I finally found the time and space to try out Track Mode on my Model 3 Performance yesterday. It’s a game I need to play some more, to discount any expectation bias that I might have been displaying, but – so far – I’m impressed: Track Mode adds an extra layer to the fundamental characteristics of the Model 3, turning it into a willing and eager accomplice to the art of driving.
As standard, the Model 3 is precise, predictable and consistent in its handling and responses. Which is great for driving from A to B in pretty much all circumstances: it’s safe, progressive and relaxing. But there’s a ace of fun that isn’t quite there: the very best sports cars – Porsches, Lotii, Ferraris and their ilk all have the ability to simply feel that they’re pivoting around the driver’s hips on turn-in to a bend and then respond through the bend, using the throttle to manage the rear-drive bias for an exit catapult effect that exemplifies Jackie Stewart’s old principle of slow-in, fast out. Track Mode, it turns out, gives a good measure of that to the Model 3.
For anyone of at least moderate skill and a reasonable degree of understanding of dynamics, that is the “Woo-Hoo!!” factor that moves a car or bike from being extremely good to being a truly great ride or drive. The real test though is its ability to give you that feeling regardless of the speed at which you’re travelling – the world is full of vehicles which don’t actually wake up and take notice of the world until they (and you) are travelling at velocities ranging from the merely implausible to the actively anti-social. I don’t have much time for them.

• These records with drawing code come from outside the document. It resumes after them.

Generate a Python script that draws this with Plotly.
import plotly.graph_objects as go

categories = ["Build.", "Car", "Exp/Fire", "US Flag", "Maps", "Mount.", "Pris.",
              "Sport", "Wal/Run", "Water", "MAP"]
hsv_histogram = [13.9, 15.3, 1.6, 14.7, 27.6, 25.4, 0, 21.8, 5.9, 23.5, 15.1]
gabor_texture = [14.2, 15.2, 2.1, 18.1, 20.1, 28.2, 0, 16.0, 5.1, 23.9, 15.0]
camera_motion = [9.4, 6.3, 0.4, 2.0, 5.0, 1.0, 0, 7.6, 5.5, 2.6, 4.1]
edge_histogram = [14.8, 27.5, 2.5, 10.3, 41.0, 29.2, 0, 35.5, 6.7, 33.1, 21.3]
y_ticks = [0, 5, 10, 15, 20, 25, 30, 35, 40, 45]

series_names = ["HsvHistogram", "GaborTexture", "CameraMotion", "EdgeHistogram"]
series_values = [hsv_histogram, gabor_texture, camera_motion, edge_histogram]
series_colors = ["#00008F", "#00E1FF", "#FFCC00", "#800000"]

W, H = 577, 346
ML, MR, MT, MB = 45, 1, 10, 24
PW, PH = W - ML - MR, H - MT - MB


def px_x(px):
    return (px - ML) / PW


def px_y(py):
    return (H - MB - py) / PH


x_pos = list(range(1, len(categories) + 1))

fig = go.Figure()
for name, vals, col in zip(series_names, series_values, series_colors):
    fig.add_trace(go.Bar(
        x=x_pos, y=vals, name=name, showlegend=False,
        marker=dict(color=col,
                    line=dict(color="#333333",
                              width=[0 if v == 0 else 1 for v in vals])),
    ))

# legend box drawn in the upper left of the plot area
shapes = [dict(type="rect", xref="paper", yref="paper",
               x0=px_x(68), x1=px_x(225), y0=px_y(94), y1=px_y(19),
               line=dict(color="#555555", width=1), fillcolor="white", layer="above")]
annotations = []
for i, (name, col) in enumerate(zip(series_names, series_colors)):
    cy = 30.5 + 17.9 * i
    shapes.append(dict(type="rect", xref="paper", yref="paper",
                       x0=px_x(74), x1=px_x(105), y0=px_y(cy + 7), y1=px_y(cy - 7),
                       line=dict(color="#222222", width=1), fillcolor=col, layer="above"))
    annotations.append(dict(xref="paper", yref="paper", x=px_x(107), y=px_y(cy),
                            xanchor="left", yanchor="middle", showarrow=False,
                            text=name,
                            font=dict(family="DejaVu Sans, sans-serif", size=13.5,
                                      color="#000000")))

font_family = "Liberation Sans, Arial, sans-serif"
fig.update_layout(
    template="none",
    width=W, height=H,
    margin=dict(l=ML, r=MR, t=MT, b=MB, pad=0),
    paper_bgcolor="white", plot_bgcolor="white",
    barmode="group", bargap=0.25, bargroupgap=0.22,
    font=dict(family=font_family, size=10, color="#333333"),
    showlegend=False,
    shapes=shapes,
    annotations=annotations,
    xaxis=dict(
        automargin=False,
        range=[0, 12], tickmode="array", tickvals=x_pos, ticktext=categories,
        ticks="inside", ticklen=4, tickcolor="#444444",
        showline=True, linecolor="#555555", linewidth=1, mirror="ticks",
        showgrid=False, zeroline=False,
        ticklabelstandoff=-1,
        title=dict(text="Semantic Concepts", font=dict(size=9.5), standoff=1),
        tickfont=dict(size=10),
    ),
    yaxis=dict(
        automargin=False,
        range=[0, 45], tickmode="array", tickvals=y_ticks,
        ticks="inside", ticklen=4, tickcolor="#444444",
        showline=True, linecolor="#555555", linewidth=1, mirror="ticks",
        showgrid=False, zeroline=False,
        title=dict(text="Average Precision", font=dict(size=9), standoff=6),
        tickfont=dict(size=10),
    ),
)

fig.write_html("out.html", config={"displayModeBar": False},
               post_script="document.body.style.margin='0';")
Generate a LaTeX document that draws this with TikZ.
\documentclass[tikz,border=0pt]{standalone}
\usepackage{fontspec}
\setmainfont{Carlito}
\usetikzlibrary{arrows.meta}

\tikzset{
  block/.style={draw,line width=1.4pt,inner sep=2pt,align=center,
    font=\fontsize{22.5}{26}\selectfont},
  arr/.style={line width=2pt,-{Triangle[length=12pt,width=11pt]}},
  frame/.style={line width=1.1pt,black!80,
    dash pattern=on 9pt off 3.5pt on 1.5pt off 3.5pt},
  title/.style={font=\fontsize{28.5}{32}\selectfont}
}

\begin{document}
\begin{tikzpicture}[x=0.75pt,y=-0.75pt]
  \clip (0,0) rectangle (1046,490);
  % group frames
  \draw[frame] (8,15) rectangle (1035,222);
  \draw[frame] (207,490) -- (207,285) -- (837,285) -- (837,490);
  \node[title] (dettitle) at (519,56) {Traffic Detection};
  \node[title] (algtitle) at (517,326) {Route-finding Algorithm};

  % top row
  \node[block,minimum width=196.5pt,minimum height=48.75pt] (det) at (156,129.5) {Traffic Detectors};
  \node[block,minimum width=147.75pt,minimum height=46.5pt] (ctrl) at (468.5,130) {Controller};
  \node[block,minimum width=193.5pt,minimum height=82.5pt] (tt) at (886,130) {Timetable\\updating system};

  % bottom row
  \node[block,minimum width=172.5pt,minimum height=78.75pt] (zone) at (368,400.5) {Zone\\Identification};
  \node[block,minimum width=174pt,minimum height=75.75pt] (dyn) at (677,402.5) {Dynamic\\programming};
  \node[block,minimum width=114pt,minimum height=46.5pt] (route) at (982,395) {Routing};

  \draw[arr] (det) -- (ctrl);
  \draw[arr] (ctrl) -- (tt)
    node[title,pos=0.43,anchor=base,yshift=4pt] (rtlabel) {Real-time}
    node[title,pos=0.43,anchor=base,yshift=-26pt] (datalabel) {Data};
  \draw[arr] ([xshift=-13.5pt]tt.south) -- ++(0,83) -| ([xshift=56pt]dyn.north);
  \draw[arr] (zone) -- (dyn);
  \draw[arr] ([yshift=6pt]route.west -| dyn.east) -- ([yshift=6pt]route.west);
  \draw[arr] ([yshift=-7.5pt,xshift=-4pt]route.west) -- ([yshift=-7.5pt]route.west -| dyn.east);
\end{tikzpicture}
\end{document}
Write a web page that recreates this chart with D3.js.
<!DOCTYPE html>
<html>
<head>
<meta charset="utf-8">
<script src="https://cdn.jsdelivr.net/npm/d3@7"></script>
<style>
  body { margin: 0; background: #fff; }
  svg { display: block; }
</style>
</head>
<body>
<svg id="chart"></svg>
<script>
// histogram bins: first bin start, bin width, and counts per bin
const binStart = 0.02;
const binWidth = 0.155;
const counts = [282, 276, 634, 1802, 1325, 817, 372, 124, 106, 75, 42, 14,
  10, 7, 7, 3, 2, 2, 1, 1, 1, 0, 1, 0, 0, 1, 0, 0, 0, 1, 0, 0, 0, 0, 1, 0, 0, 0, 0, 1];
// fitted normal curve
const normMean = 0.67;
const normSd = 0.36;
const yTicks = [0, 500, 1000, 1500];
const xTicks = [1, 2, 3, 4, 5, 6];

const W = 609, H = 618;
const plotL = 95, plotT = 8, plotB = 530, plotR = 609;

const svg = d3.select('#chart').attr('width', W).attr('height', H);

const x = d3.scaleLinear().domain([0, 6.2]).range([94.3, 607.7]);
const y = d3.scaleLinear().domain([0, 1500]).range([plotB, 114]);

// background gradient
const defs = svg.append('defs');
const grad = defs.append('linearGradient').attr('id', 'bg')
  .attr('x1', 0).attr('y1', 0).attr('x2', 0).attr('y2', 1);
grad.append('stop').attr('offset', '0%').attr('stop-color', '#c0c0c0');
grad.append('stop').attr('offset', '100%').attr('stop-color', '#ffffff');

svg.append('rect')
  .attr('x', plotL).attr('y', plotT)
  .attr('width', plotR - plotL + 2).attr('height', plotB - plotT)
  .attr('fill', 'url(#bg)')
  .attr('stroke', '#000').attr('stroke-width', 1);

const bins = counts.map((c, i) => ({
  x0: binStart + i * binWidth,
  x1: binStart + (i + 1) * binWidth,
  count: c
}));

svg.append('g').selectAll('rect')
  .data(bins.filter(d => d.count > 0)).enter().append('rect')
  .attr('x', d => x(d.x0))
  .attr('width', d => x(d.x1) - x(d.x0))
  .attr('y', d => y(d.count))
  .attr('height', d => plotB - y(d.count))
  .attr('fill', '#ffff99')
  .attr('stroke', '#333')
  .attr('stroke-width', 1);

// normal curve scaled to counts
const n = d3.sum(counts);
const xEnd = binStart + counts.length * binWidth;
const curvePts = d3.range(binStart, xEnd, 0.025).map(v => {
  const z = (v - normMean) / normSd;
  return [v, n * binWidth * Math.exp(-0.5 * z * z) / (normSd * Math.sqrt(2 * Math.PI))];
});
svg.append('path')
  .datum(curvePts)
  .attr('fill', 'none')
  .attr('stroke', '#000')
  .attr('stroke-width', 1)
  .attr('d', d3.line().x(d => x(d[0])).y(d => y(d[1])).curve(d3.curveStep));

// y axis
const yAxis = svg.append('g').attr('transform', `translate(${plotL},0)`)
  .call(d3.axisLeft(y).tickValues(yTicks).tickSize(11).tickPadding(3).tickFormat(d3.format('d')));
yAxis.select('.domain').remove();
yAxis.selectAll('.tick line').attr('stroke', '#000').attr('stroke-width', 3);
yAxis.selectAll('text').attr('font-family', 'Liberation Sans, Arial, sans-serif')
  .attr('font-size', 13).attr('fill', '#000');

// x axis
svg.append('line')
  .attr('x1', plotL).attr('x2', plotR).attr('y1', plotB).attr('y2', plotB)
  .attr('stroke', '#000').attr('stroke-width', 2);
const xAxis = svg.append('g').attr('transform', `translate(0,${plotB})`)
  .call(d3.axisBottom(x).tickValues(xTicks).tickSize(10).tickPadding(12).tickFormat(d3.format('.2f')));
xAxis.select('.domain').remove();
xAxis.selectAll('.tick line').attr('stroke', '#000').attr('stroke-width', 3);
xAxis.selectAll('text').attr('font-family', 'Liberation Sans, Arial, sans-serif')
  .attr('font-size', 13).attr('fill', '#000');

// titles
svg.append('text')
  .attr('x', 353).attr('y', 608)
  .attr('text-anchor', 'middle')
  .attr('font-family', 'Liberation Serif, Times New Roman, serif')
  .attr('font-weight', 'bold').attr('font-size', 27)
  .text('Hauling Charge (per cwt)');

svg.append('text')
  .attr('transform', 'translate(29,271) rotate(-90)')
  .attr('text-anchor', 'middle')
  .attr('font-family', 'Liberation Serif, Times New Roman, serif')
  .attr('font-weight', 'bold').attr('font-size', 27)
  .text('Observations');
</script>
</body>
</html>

So I picked one of my favourite stretches of twisty road – the A85 between Comrie and Lochearnhead – and simply drove it. Having engaged Track Mode at rest and acknowledged the “You know what you’re doing, right?” warning that pops up, the first thing that happens is that the car starts to whistle and hum as the cooling systems flex their muscles. Otherwise all is much as normal. Until you reach the first real bend and turn in, at which point the car simply pivots in with an eagerness that utterly belies its weight and without feeling that stability is in any way compromised. Then you ramp up the throttle as the bend unwinds and, Lo!, the car tightens its line and fires you off down the road in a manner very familiar to anyone familiar with the best rear-wheel drive cars.
Now I wasn’t timing the drive and wasn’t driving any faster than I’d do in a standard driving mode – I just wanted to see what difference it made to the car’s feel. On this particular road, it just made the whole thing that bit more engaging and fun. Added to all the other virtues of Tesla (and EV) ownership, it makes for a pretty compelling argument.
There is of course a ‘however’ here – you get owt for nowt, as my Yorkshire mates say at every opportunity: the cost of all of this is a notable increase in the car’s energy consumption: where I normally average around 310Wh/mile along this road with lights and heating on, the part I drove in track mode took me to about 440Wh/mile. Ouch.
Now some of that must be inherent to the mode – with the additional motor- and brake-based vectoring that’s going on, the motors are going to be working harder at any given speed, with commensurately lower efficiency and greater cooling demands. However, Track Mode does tell the car to pre-emptively assume that it’s being thrashed on a race track, so I suspect that much of the additional consumption is increased base load from the ramped-up cooling, and is overkill for road use.
So what I’d very much like to see appear in a future software update is a Sport+ mode for the road, one that provided the torque management features for driving on public roads, without ramping up the cooling system any more than absolutely necessary. In fact, it would be entirely possible to create an adaptive mode that adjusted the car’s settings according to the type of road being driven: in towns and on motorways, it would run as efficiently as possible whilst, once it calculated the sinuosity of an approaching section of road, would dial up the vectoring and feel. All of the data to do that is available from the car’s sensors and mapping system, so why not?
I’d much rather have that than yet more retro games in the car’s Arcade. Until yesterday, I’d have said that I’d rather have that than the Caraoke feature that downloaded with software v10, but we’ve now tried that out and it’s utterly hilarious…
I’d also like to see the extra level of regen offered as a third option on the standard driving menu: it may not be to everyone’s taste, but I’m used to managing the engine braking from high-compression v-twin Ducatis, so heavy regen actually feels very natural to me.
The How of Track Mode…
According to Tesla, track mode doesn’t do what most other cars with race or similar modes do, which is to progressively dial down the stability and traction controls until the car allows the driver to hang it all out, to – and beyond – the limit of their skill. In Tesla’s case, it adds features rather than removing them:
- it dials up the battery cooling and engine thermal management in the expectation of serious and sustained welly being applied. This makes a deal of noise – you’ll not forget it’s engaged.
- it ups the maximum level of regeneration from braking to, I believe, 0.3g. I like that, as it gives more opportunity to drive on one pedal only.
- It uses differential torque management twixt front and rear to make the car more responsive and agile on turn-in.
- it uses brake and motor torque management to generate better grip and drive through and out of corners – the electronic, four-wheel drive equivalent of a limited slip differential.